The reason for building shrines abroad was not only to meet the needs of the diplomatic corps. After the Russo–Turkish war of 1877-1878 shrines started to be built for Slav brothers. In 1912 Aleksey Shchusev13 built the pilgrim’s house with a shrine in Bargrad, i.e. Italian Bari. Russian Orthodox churches were constructed even in health resorts so that the public could drown their nostalgia in mineral water. Karlsbad and other «Bads», San Remo, «pastoral Vevey», Nice – «those Russians know the meaning of life»…
However, the genuine fairs for architects’ vanity were international exhibitions. The Russian pavilion at the 1878 World Exhibition in Paris was designed by Ivan Ropet; in 1900 the country was represented by a mini-‘kremlin’ by Robert Friedrich Meltzer14. Fyodor Schechtel15 distinguished himself with his fairy tale town in Glasgow (1901); and in the 1910s Europe beheld ‘Neo-Russian’ pavilions by Alexey Shchusev and Vladimir Pokrovski. The 20th century exhibitions were used not only to search for self-identity but also to conduct politics by means of architecture. The ruling pen was made equal to the bayonet. At times, the competition of builders took peculiar forms. Suffice it to mention the comic detective story of Albert Speer who secretly saw the plan for the Soviet pavilion at the 1937 exhibition in order to design something more impressive opposite.
«a russian and a german shall rest side by side…

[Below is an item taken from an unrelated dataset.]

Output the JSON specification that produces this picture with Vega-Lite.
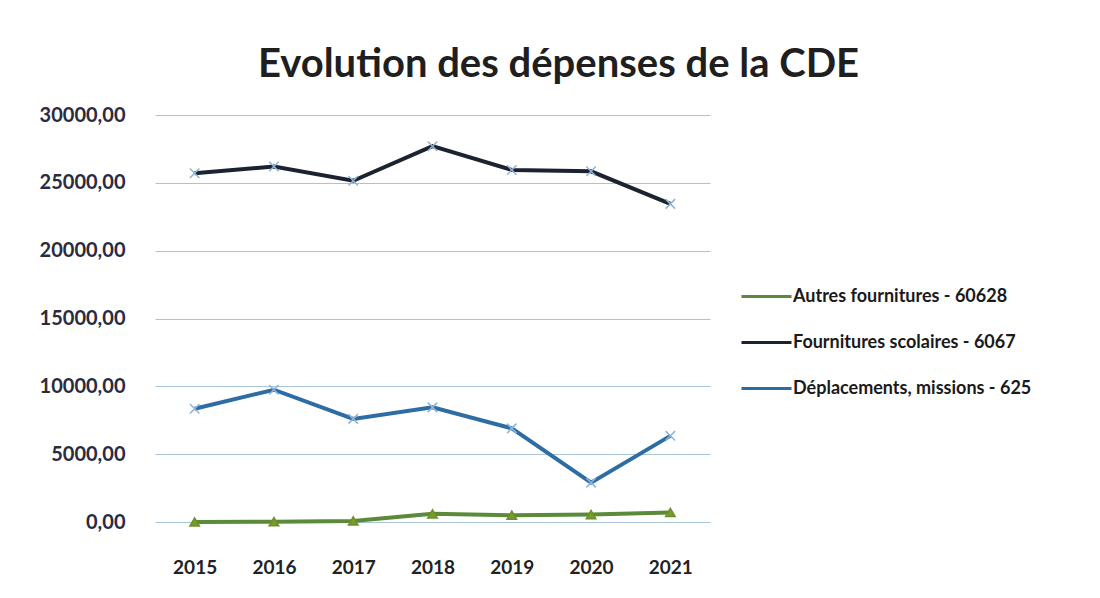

… for example at Stalingrad». Or else at Leipzig, where the monuments which were erected to commemorate the one hundredth anniversary of the Battle of the Nations in 1813 are the best possible representations of the idea of national identity expressed in material. ‘Russianness’ was embodied in the famous tent shrine, which was filled with motifs from the church of Ascension in Kolomensky, designed by Vladimir Pokrovski. A cyclopean monument by Brunon Schmitz became a symbol of ‘Germanness’. The monument, like numerous statues of Bismarck scattered all over the then Germany, shows a degree of self-important seriousness that may be quite disturbing. In the architecture of the 1910s the German embassy designed by Peter Behrens, situated in St Isaak’s Square in Petersburg, started a debate on national character. Criticism of the building in the then Russian press betrays a degree of relief: the word has been found, this is it, the architectural formula for Teutonic imperialism. Everything became entirely clear with the outbreak of World War I: the Germans are barbarians who destroy civilization and culture, while we are Rome, bah, all three Romes in one.

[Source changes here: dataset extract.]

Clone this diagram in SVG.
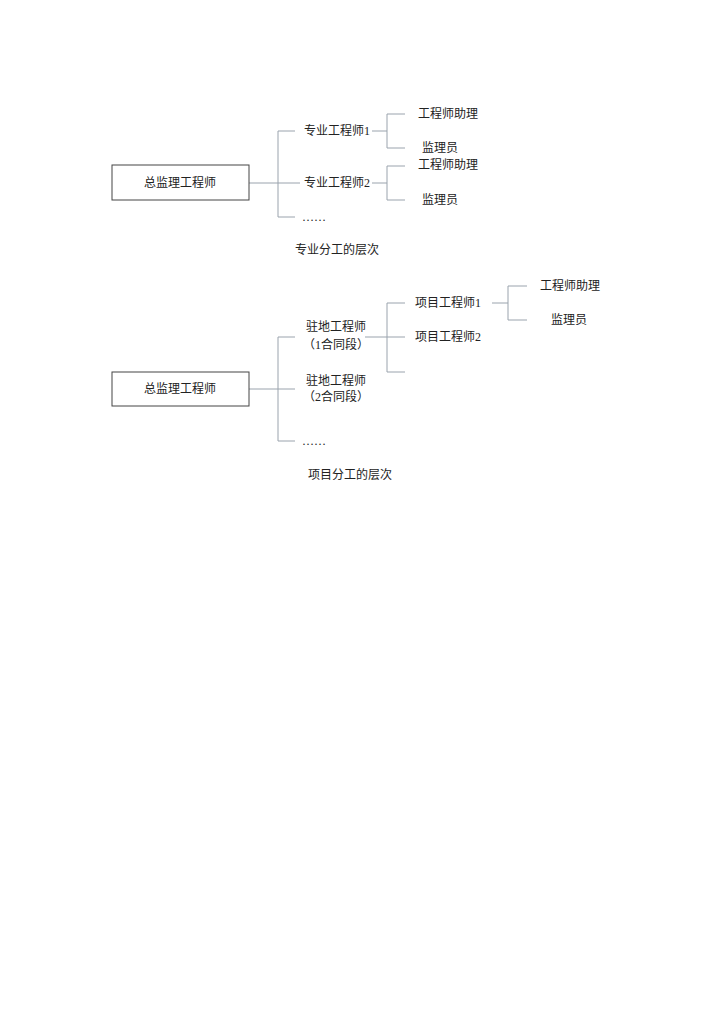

In the 20th century art historians, followed by architects, made the knight’s move and laid ethnic claims to Classicism. What had earlier been simply Europe and part of the job now became – Russia. There were many, both in the East and West, who wanted to look at themselves as the only rightful heirs of antiquity. The Russians and the Germans were ones in the trend. That explains the favourable fate of Russian style Orthodox churches on German soil. The shrines in Aleksandrovka, Dresden, Darmstadt, unlike their Russian fellow churches, were not destroyed. What is more, the present Orthodox cathedral in Berlin was founded … in 1936 and consecrated in 1938.
In the classics camp military activities were in full swing. It was necessary to set up the new ‘capital of the world’ and crown it with ‘the most important building of all times and nations’. Designs for the buildings could say a lot about the extraordinary national sense of forms. In practice the German spirit was transformed into the bombastic boredom of Troost and Speer. Further and deeper into the ‘blood and soil’ of new German hamlets, into the fight against cosmopolitan flat rooftops to be replaced by the ethnic pointed ones, into ‘order castles’, into designs for gigantic ‘soldiers’ halls’ and monuments by Wilhelm Kreis and other simple Teutonic pleasures. It is very difficult to tell the difference between Russian architects’ works and ‘enemy’ ones. For example, the plans for the Pantheon of the heroes of the Great Patriotic War (1942-1943) resemble those for the monument of the East Front by Kreis: the same kurgan, the same megalomania. In the 1930s architects preached simplified order and colonnades – regardless of the language they spoke. After the victory Soviet architecture flourished with sheaves and ears of grain, ‘ethnic’ skyscrapers and absolute rubbish in the form of Moscow Baroque-inspired motifs in the décor of underground stations. All in all, an ideal entourage for Hollywood bears and deerstalker caps. Incidentally, the grand mastermind, who is traditionally believed to have proposed the idea of crowning the Seven Sisters16 with tent roofs and spires, turned out to be extremely accurate in his choice of the method of forging ‘national identity’.
Imagined community
If Russian constructors ‘moulded’ national identity ‘out of what was available’, the Finnish neighbours came up with a different model of how to create a distinctive visual language in a largely desert environment (if ‘images of native land’, mythology and other typically non-architectural matters are not taken into account). The outcome was quiet and solid architecture which perfectly reflects the image of Finnish national character. A little austere and sometimes toy-like but essentially graceful and friendly. Petersburg’s architects did not avoid that language, either. Anyway, regardless of whether the classical group or imperial arrogance are to blame, disappointment came quickly and collocations like «Finnish style» or «Finnish modernism » turned into invectives. And there are still so many variations of architectural identity: Swedish, Scottish, Catalan…
As Benedict Anderson wrote, «the nation is an imagined community; communities are to be distinguished by the narratives in which they are imagined»17. If we regard architecture from the perspective of ‘national motifs’, those ‘fairy tales’ often turn out to be either a little scary or schoolish-boring, or perhaps blissfully silly. There are pleasant exceptions, however, especially if the architect, using Swiss-born Mario Botta’s formula, «works in the field of memory».